Technology brings Wales' industrial past to life image

Technology brings Wales' industrial past to life

The groundbreaking Herian touchscreen kiosks were launched at an exciting event with Heritage Minister Rhodri Glyn Thomas and the family from BBC's Coalhouse series.

A reality TV family that 'stepped back in time' to discover south Wales' great industrial past is helping encourage others to taste this fascinating experience through a new hi-tech information network spread across the region.

The Griffiths family, who starred in the BBC's acclaimed Coal House series, joined Heritage Minister Rhodri Glyn Thomas today (March 18th) to launch the groundbreaking system of interactive kiosks designed to show both residents and visitors how and where they can connect with the story of this world-leading era in Welsh history. 

The computerised kiosks will be located at 22 sites throughout south Wales. They will provide accessible information at the touch of a button about the history of the host location and act as 'sign-posts' to other sites that tell the wider story of this memorable era. Kiosks at 15 sites are currently up and running.

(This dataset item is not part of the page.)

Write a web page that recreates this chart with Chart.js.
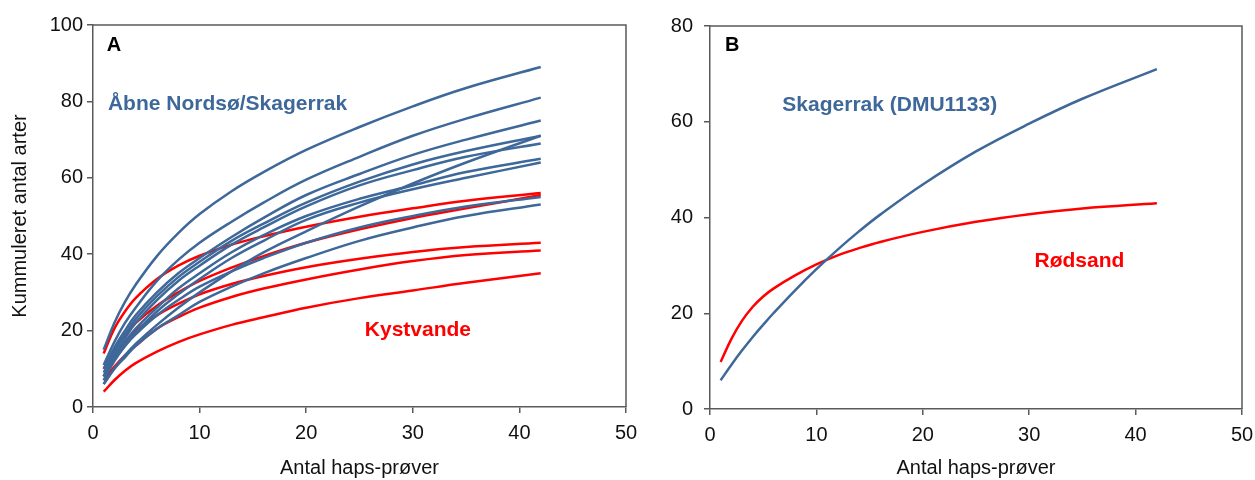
<!DOCTYPE html>
<html>
<head>
<meta charset="utf-8">
<script src="https://cdn.jsdelivr.net/npm/chart.js@4/dist/chart.umd.min.js"></script>
<style>
  body { margin: 0; background: #fff; }
  #wrap { position: relative; width: 1255px; height: 480px; }
  #chartA { position: absolute; left: 0; top: 0; }
  #chartB { position: absolute; left: 627px; top: 0; }
</style>
</head>
<body>
<div id="wrap">
  <canvas id="chartA" width="640" height="480"></canvas>
  <canvas id="chartB" width="628" height="480"></canvas>
</div>
<script>
// antal haps-prøver (x) for the accumulation curves
var sampleX = [1, 2, 3, 4, 6, 8, 10, 13, 16, 20, 25, 30, 35, 42];

// A: open North Sea / Skagerrak stations
var open1 = [15, 22, 27.5, 32, 39.5, 45.5, 50.5, 56.5, 61.5, 67.3, 73.3, 78.7, 83.5, 89];
var open2 = [11, 17, 22, 26, 33, 38.5, 43, 48.5, 53.5, 59.5, 65.5, 71, 75.5, 81];
var open3 = [10, 15.5, 20, 24, 30, 35, 39, 44.5, 49.5, 55.5, 61, 66, 70, 75];
var open4 = [9, 14.5, 19, 23, 29, 34, 38, 43.5, 48, 53.5, 59, 63.5, 67, 71];
var open5 = [6, 10, 13.5, 16.5, 21.5, 26, 30, 35.5, 40.5, 46, 52.5, 58.5, 64, 71];
var open6 = [8, 13.5, 18, 22, 28, 33, 37, 42.5, 47, 52.5, 58, 62, 65.5, 69];
var open7 = [8, 13, 17, 20.5, 26, 31, 35, 40.5, 45, 50, 54.5, 58, 61.5, 65];
var open8 = [7, 12, 16, 19.5, 25, 29.5, 33.5, 39, 43.5, 49, 53.5, 57, 60, 64];
var open9 = [8, 12.5, 16, 19, 24, 28, 31.5, 35.5, 39, 43, 47, 50, 52.5, 55];
var open10 = [6, 10, 13, 16, 20.5, 24, 27.5, 31.5, 35, 39, 43.5, 47, 50, 53];

// A: coastal stations
var coast1 = [14, 20.5, 25, 28.5, 33.5, 37, 39.6, 42.5, 44.7, 47.2, 49.8, 52, 54, 56];
var coast2 = [10, 15, 19, 22, 26.5, 30, 33, 36.5, 39.5, 43, 46.5, 49.5, 52, 55.5];
var coast3 = [8, 13, 17, 20, 24, 27, 29.5, 32.2, 34.3, 36.6, 38.8, 40.6, 41.9, 43];
var coast4 = [7, 10.5, 13.5, 16, 20.5, 23.5, 26, 28.8, 31, 33.4, 36, 38.2, 39.8, 41];
var coast5 = [4, 7, 9.5, 11.5, 14.5, 17, 19, 21.5, 23.5, 26, 28.5, 30.5, 32.5, 35];

// B: single stations
var sampleXB = [1, 2, 3, 4, 5, 6, 8, 10, 12, 14, 16, 20, 25, 30, 35, 42];
var skagerrakDMU = [6, 9.2, 12.2, 15, 17.6, 20.1, 24.8, 29.2, 33.3, 37.1, 40.6, 46.9, 53.8, 59.6, 64.8, 71];
var roedsand = [9.8, 14.6, 18.4, 21.3, 23.5, 25.2, 27.9, 30.2, 32.1, 33.6, 34.9, 37, 39.1, 40.7, 41.9, 43];

var xTicks = [0, 10, 20, 30, 40, 50];
var yTicksA = [0, 20, 40, 60, 80, 100];
var yTicksB = [0, 20, 40, 60, 80];

var BLUE = '#3d6899';
var RED = '#ff0000';
var AXIS = '#5a5a5a';

Chart.defaults.font.family = "'Liberation Sans', Arial, sans-serif";
Chart.defaults.font.size = 20;
Chart.defaults.color = '#111';

function toPoints(xs, ys) {
    return xs.map(function(x, i) { return {x: x, y: ys[i]}; });
}

function curve(xs, ys, color) {
    return {
        data: toPoints(xs, ys),
        borderColor: color,
        borderWidth: 2.5,
        pointRadius: 0,
        fill: false,
        tension: 0.4
    };
}

// frame round the plot area and the text labels inside it
var framePlugin = {
    id: 'frameAndLabels',
    afterDraw: function(chart, args, opts) {
        var ctx = chart.ctx, a = chart.chartArea;
        var sx = chart.scales.x, sy = chart.scales.y;
        ctx.save();
        ctx.strokeStyle = AXIS;
        ctx.lineWidth = 1.5;
        ctx.beginPath();
        ctx.moveTo(a.left, a.top);
        ctx.lineTo(a.right, a.top);
        ctx.lineTo(a.right, a.bottom);
        ctx.stroke();
        ctx.textAlign = 'left';
        ctx.textBaseline = 'middle';
        (opts.labels || []).forEach(function(l) {
            ctx.fillStyle = l.color;
            ctx.font = 'bold ' + l.size + "px 'Liberation Sans', Arial, sans-serif";
            ctx.fillText(l.text, sx.getPixelForValue(l.x), sy.getPixelForValue(l.y));
        });
        ctx.restore();
    }
};

function axes(yMax, yTicks, yWidth, yPad, yTitle) {
    return {
        x: {
            type: 'linear', min: 0, max: 50,
            afterBuildTicks: function(s) { s.ticks = xTicks.map(function(v) { return {value: v}; }); },
            afterFit: function(s) {
                s.height = yTitle ? 73 : 71;
                s.paddingLeft = 0;
                s.paddingRight = 0;
            },
            grid: { drawOnChartArea: false, tickLength: 6, color: AXIS, lineWidth: 1.5 },
            border: { color: AXIS, width: 1.5 },
            ticks: { padding: 8, color: '#111' },
            title: { display: true, text: 'Antal haps-prøver', color: '#111', padding: {top: 0, bottom: 0} }
        },
        y: {
            type: 'linear', min: 0, max: yMax,
            afterBuildTicks: function(s) { s.ticks = yTicks.map(function(v) { return {value: v}; }); },
            afterFit: function(s) {
                s.width = yWidth;
                s.paddingTop = 0;
                s.paddingBottom = 0;
            },
            grid: { drawOnChartArea: false, tickLength: 6, color: AXIS, lineWidth: 1.5 },
            border: { color: AXIS, width: 1.5 },
            ticks: { padding: yPad, color: '#111' },
            title: { display: !!yTitle, text: yTitle || '', color: '#111', padding: {top: 8, bottom: 0} }
        }
    };
}

var openSea = [open1, open2, open3, open4, open5, open6, open7, open8, open9, open10];
var coastal = [coast1, coast2, coast3, coast4, coast5];

new Chart(document.getElementById('chartA'), {
    type: 'line',
    data: {
        datasets: openSea.map(function(s) { return curve(sampleX, s, BLUE); })
            .concat(coastal.map(function(s) { return curve(sampleX, s, RED); }))
    },
    options: {
        responsive: false,
        animation: false,
        layout: { padding: { top: 25, right: 14, left: 0, bottom: 0 } },
        plugins: {
            legend: { display: false },
            tooltip: { enabled: false },
            frameAndLabels: {
                labels: [
                    { text: 'A', x: 1.3, y: 94.6, color: '#000', size: 20 },
                    { text: 'Åbne Nordsø/Skagerrak', x: 1.4, y: 79.3, color: BLUE, size: 21 },
                    { text: 'Kystvande', x: 25.5, y: 20.2, color: RED, size: 21 }
                ]
            }
        },
        scales: axes(100, yTicksA, 93, 4, 'Kummuleret antal arter')
    },
    plugins: [framePlugin]
});

new Chart(document.getElementById('chartB'), {
    type: 'line',
    data: {
        datasets: [curve(sampleXB, skagerrakDMU, BLUE), curve(sampleXB, roedsand, RED)]
    },
    options: {
        responsive: false,
        animation: false,
        layout: { padding: { top: 26, right: 13, left: 0, bottom: 0 } },
        plugins: {
            legend: { display: false },
            tooltip: { enabled: false },
            frameAndLabels: {
                labels: [
                    { text: 'B', x: 1.4, y: 76, color: '#000', size: 20 },
                    { text: 'Skagerrak (DMU1133)', x: 6.8, y: 63.5, color: BLUE, size: 21 },
                    { text: 'Rødsand', x: 30.5, y: 30.9, color: RED, size: 21 }
                ]
            }
        },
        scales: axes(80, yTicksB, 83, 11, null)
    },
    plugins: [framePlugin]
});
</script>
</body>
</html>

The aim is to enable people to see the connections between the many different heritage sites and understand how they all contribute to the full picture of industrial South Wales in the days when its coal powered the world and its steel was the backbone of global development.

Linked through a central web server, the kiosks use Google Mapping and satellite images to guide people from site to site, using wherever possible the region’s expanding network of walking and cycling trails, which predominantly follow the routes of former industrial transport arteries, such as tow paths, tramways and railway lines.

The information points are the brainchild of HERIAN – the Heritage in Action, a partnership of local authorities and other bodies, established to develop, celebrate and promote the legacy of the industrial past for the benefit of present and future generations.

The kiosks and website were designed by Cardiff-based digital solutions provider, Imaginet. Nigel Roberts, managing director, said,

"The HERIAN project was launched to develop a coordinated approach to heritage development throughout industrial south Wales and to improve heritage tourism in the area.  

"To achieve these aims, we designed and set up a network of information points that were supported by an interactive website.  Visitors are able to plan their itinerary via the kiosks and website as well as find out detailed information about their destinations including cycle routes, accommodation, attractions and events."

Deborah and Cerdin Griffiths, from Cardigan, along with their children Steffan, 13, Angharad, 12 and Gethin, 8, who spent several weeks last year living the lives of a 1920s mining family, joined the Minister this week at Rhondda Heritage Park to formally launch the innovative £200,000 system.  

Minister Rhodri Glyn Thomas commented:

"This advanced and highly imaginative network is a great example of how we can use today’s technology to bring the past to life. By connecting one point to another, these kiosks are milestones guiding local people, as well as visitors, through the story of how south Wales once led the industrial world.

"Projects such as this and the Coal House series are great ways to capture the interest of people of all ages and educating them about our nation’s historic global role."

Deborah Griffiths said:

"Our experience of going back to the past during the Coal House series was completely life-changing. It made us really appreciate how people back then led the way and made life so much easier for us today. I strongly believe that everyone should take their own trip back in time to discover this era and I think the information point network is a fantastic way to help them make that journey."

Jeff Pride, Director of HERIAN, said:

"Wales is recognised as the world’s first industrial nation, due largely to the coal, steel and iron works of south Wales.  Even though much of the heavy industry has now gone, there is still an enduring sense of pride in the heritage it has left us  These comprehensive and easy-to-use kiosks will give everyone the chance to learn about and enjoy this fascinating story."

HERIAN, which is supported by the Welsh Assembly Government, comprises 13 local authorities and other national and regional organisations which share a vision to improve the interpretation of the industrial south Wales story. To date interpretation projects costing more than £15m have been completed by partners with further investments totaling £15m currently being implemented.